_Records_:
◆ ◆ ◆ ◆ ◆ ◆ ◆

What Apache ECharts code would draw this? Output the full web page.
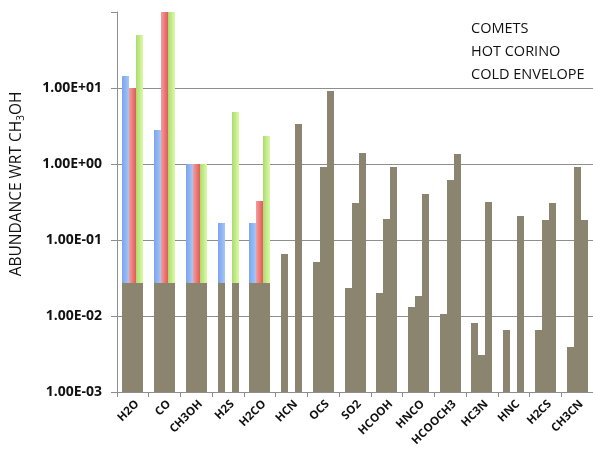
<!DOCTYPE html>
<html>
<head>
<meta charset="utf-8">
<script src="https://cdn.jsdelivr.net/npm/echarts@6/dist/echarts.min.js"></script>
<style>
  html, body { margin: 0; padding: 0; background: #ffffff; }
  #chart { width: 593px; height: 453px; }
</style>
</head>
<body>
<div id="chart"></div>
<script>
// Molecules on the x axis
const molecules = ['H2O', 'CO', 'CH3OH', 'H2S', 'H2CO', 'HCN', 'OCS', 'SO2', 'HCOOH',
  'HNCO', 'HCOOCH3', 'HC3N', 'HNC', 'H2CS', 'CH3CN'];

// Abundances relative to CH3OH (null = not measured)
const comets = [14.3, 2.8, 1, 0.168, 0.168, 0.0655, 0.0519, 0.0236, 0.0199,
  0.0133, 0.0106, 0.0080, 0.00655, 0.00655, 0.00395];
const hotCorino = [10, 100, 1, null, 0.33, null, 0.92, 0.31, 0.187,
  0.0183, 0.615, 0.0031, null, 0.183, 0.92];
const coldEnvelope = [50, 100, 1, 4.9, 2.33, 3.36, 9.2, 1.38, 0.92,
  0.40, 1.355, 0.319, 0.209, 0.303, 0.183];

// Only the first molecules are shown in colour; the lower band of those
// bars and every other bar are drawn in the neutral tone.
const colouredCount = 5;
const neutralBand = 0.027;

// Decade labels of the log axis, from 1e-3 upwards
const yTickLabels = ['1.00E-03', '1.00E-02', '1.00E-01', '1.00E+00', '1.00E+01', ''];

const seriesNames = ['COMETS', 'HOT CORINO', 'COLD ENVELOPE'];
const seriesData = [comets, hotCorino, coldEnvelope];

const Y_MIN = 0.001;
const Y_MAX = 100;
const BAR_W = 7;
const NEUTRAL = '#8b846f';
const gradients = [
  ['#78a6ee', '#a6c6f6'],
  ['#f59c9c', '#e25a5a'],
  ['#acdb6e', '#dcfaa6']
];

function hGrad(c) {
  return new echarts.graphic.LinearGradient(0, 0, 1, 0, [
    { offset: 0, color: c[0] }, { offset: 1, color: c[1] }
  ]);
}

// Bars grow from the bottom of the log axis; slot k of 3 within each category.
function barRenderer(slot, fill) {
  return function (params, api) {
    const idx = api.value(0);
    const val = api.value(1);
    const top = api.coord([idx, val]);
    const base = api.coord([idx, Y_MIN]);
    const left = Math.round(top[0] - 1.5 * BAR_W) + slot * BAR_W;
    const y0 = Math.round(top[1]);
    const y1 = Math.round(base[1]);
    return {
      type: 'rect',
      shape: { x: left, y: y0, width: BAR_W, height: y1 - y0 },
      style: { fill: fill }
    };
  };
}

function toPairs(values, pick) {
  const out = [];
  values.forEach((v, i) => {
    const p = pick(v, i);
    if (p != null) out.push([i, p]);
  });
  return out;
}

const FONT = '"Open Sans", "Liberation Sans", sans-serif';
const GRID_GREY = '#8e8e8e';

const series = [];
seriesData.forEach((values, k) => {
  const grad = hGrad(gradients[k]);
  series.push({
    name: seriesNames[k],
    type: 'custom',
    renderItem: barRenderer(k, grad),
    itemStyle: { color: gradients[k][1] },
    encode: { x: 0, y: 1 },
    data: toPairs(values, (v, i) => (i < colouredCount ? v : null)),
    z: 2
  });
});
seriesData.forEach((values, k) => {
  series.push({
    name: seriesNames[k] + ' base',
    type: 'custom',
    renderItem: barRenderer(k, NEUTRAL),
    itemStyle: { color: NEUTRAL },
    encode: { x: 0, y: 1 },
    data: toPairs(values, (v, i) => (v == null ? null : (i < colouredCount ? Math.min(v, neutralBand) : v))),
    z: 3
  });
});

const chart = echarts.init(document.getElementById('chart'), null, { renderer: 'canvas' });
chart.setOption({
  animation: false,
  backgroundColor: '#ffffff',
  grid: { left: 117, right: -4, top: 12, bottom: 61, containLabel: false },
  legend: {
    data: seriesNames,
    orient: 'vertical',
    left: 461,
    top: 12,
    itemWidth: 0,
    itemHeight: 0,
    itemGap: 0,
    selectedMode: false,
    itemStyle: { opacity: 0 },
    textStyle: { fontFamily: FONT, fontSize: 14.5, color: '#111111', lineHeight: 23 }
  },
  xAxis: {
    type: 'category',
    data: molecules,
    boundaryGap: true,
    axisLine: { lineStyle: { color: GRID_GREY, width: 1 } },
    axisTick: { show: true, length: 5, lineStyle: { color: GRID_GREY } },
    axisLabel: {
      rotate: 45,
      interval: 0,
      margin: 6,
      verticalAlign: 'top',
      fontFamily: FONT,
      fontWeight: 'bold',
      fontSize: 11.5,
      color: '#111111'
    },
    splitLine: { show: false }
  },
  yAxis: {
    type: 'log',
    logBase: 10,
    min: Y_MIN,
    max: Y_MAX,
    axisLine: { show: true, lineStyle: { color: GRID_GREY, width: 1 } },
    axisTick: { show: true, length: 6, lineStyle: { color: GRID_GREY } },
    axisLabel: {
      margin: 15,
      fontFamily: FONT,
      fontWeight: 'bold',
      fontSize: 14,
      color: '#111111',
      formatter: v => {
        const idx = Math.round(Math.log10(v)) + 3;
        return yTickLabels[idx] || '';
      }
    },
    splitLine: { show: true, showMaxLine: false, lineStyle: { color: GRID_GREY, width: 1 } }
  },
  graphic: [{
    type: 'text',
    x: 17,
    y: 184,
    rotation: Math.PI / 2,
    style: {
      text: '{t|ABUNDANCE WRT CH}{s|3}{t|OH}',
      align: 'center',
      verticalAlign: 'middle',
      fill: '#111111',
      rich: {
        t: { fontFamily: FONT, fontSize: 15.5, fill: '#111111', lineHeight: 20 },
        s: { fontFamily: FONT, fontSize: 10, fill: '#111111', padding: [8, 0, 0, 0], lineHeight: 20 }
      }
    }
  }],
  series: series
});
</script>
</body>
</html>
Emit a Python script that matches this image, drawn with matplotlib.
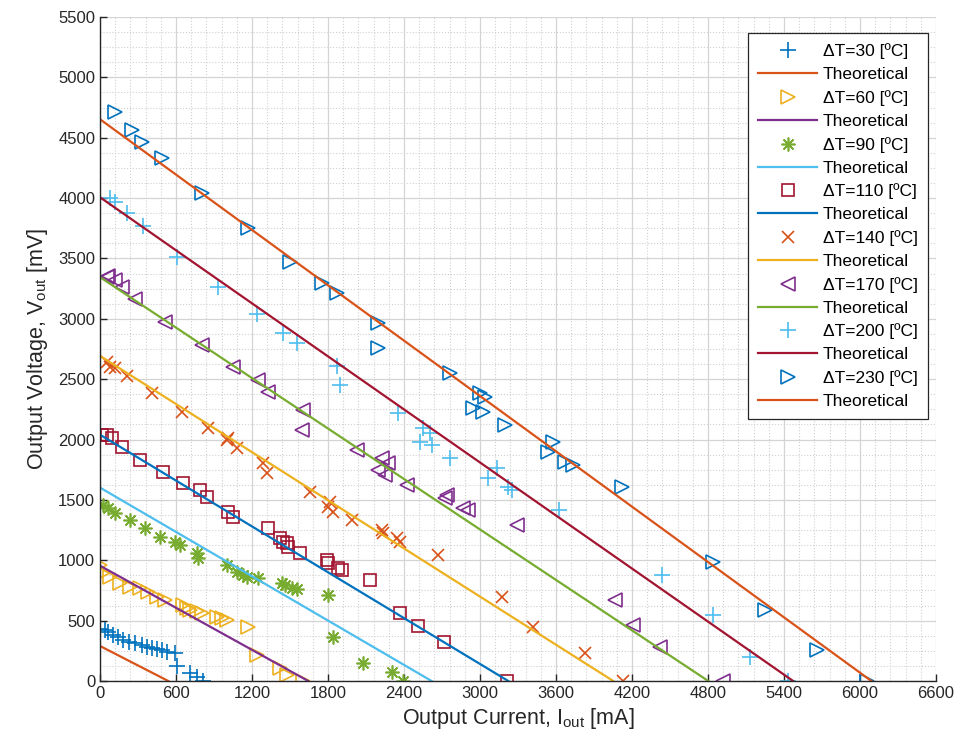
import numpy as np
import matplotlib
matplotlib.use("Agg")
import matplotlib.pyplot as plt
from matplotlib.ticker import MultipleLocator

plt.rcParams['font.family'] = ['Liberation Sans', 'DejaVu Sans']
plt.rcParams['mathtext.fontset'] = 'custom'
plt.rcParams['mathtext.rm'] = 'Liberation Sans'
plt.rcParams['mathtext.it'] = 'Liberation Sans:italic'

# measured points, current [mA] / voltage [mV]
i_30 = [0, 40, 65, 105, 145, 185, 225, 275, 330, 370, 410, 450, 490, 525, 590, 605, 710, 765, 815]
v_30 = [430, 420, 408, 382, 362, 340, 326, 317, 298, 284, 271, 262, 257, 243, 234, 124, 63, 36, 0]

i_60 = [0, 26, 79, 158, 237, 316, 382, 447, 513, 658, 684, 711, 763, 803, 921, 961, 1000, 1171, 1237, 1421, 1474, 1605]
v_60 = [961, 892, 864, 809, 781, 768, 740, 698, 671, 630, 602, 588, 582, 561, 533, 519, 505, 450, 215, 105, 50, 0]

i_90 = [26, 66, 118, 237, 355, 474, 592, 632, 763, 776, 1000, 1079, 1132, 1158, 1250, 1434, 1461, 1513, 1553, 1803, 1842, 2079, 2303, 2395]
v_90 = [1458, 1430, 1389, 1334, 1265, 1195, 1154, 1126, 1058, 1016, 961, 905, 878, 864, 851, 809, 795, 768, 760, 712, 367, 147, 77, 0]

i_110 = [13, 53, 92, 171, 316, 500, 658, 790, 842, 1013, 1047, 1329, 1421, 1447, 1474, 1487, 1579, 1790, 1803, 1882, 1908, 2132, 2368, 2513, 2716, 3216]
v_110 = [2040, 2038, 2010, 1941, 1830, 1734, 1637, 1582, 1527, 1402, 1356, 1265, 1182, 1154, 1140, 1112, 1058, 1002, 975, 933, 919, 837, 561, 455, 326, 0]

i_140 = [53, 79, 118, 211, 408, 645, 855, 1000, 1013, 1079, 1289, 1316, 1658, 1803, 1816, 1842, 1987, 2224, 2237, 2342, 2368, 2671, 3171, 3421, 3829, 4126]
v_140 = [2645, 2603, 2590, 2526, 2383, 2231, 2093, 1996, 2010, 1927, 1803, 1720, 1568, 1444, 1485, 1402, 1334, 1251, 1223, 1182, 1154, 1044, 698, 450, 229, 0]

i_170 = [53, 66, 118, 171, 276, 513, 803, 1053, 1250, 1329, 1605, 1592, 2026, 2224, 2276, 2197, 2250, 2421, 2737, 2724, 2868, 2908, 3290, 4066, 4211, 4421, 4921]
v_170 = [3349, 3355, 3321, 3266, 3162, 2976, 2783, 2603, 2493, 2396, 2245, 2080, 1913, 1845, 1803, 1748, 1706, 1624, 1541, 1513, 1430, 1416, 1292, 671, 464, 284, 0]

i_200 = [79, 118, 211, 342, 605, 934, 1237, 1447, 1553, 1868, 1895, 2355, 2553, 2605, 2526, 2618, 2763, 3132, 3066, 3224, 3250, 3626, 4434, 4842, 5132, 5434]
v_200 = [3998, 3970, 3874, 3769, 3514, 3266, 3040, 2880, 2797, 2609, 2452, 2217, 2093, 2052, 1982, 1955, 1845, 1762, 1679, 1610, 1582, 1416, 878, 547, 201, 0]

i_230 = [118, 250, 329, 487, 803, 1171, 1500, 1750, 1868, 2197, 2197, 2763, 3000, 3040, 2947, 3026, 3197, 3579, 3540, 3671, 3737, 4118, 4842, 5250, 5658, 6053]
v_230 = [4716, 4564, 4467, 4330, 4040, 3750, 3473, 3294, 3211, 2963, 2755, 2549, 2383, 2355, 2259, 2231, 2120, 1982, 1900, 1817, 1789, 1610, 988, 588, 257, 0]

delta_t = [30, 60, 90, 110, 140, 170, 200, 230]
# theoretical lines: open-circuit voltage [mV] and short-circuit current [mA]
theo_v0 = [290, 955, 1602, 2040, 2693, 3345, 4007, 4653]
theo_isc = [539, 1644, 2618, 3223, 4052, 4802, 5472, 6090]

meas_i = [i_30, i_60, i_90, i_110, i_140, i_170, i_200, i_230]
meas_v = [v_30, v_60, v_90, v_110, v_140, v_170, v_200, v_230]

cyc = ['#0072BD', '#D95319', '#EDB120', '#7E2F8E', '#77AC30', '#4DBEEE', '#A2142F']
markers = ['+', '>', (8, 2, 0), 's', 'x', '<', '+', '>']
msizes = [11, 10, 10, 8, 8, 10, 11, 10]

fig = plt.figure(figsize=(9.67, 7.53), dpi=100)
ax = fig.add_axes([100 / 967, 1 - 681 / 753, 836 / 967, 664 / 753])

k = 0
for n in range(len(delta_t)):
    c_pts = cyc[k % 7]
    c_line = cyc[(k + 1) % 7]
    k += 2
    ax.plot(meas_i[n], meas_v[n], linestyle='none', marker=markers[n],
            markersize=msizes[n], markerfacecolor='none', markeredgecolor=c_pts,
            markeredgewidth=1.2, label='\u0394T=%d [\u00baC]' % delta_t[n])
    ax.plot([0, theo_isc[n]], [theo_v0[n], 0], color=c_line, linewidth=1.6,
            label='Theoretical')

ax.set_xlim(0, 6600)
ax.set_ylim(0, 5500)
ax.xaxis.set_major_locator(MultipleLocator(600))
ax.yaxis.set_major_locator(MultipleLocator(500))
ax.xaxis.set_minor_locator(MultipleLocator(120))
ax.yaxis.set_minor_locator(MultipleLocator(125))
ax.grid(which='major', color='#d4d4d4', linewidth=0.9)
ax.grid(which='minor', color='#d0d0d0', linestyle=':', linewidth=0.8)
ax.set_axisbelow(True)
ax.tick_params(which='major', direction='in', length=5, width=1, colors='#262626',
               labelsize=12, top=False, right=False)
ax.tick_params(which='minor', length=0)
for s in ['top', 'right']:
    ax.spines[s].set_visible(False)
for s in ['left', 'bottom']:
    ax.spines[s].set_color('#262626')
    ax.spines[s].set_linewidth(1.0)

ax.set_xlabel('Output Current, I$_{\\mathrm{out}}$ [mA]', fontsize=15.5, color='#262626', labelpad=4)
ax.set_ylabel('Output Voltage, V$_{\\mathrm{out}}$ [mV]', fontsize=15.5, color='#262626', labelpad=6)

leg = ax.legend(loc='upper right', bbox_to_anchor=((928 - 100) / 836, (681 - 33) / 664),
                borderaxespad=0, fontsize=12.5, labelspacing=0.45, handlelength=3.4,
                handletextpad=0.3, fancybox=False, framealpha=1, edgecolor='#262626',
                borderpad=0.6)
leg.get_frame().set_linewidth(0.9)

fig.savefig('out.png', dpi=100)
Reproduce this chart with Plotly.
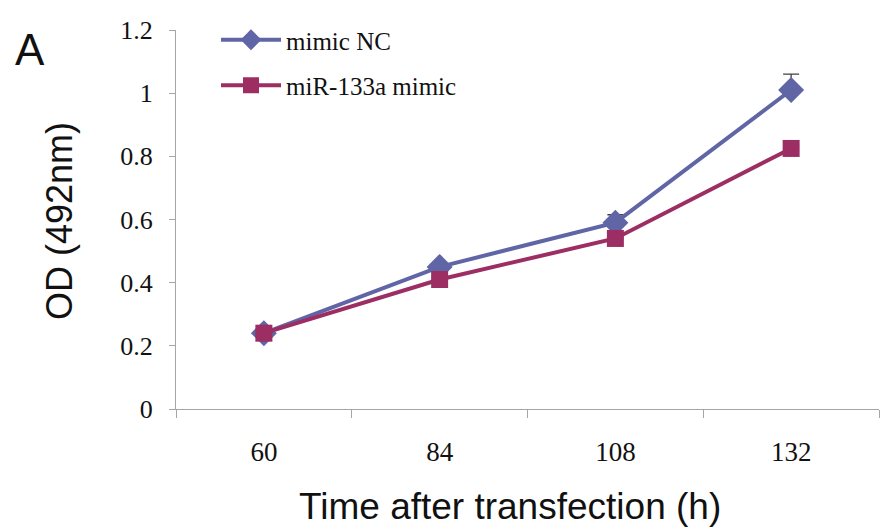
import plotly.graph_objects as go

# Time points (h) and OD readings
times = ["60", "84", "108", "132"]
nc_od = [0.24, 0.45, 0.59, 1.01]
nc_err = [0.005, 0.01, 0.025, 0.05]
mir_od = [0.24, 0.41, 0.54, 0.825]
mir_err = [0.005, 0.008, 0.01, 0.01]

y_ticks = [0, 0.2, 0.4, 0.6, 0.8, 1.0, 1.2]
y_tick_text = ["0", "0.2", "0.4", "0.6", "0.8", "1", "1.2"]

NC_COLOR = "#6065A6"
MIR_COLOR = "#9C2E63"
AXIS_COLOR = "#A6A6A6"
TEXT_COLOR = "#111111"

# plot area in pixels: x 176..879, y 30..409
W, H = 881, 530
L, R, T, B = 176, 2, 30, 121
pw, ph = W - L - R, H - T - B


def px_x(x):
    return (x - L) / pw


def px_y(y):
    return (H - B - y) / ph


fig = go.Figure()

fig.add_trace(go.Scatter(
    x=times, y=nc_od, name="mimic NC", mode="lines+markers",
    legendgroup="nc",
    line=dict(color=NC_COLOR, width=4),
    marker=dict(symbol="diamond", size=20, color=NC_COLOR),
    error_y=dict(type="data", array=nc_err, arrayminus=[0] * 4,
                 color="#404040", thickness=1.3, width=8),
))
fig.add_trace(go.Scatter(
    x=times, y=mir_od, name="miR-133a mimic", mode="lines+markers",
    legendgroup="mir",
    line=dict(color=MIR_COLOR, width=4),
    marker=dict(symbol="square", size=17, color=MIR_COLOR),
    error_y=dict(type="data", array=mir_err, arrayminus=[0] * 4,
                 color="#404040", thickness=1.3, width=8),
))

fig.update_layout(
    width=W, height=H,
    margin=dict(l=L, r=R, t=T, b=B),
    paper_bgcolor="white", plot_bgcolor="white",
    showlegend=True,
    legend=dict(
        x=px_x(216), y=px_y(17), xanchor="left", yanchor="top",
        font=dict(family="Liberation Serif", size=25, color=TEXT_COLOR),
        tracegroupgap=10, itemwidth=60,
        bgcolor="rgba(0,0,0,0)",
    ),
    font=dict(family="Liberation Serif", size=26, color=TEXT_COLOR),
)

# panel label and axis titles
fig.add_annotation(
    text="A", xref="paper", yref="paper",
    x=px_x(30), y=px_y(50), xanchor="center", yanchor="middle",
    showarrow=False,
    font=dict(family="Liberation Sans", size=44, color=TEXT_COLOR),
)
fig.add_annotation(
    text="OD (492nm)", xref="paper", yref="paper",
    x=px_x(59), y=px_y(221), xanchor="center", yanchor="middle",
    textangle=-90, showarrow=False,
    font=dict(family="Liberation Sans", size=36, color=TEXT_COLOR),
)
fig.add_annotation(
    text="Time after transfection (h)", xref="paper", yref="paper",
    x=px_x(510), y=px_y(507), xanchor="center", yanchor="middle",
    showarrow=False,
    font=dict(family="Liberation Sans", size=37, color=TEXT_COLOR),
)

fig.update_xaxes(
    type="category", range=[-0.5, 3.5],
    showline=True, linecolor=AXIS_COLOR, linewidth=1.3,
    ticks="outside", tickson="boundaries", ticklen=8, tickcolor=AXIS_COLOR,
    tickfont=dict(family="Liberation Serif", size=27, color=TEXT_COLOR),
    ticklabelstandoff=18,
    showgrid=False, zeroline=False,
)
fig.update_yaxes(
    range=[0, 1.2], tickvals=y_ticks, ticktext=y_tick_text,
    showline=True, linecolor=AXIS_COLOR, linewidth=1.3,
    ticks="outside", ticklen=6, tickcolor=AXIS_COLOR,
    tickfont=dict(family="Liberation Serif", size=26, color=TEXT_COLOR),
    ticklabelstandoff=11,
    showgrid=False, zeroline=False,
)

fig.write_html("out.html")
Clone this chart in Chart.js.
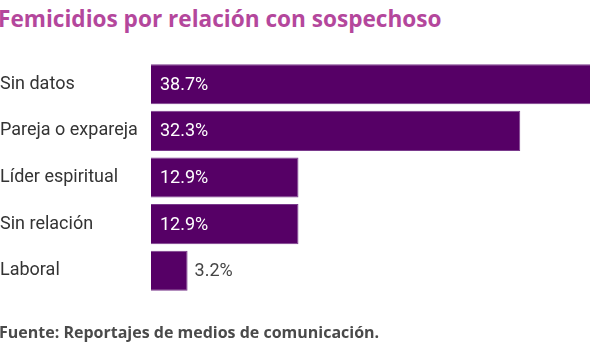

◆ ◆ ◆ ◆ ◆ ◆ ◆

_Objective_:
What is the number of lines in the records that contain "drawn"? Give that number only.

_Exercise result_:
2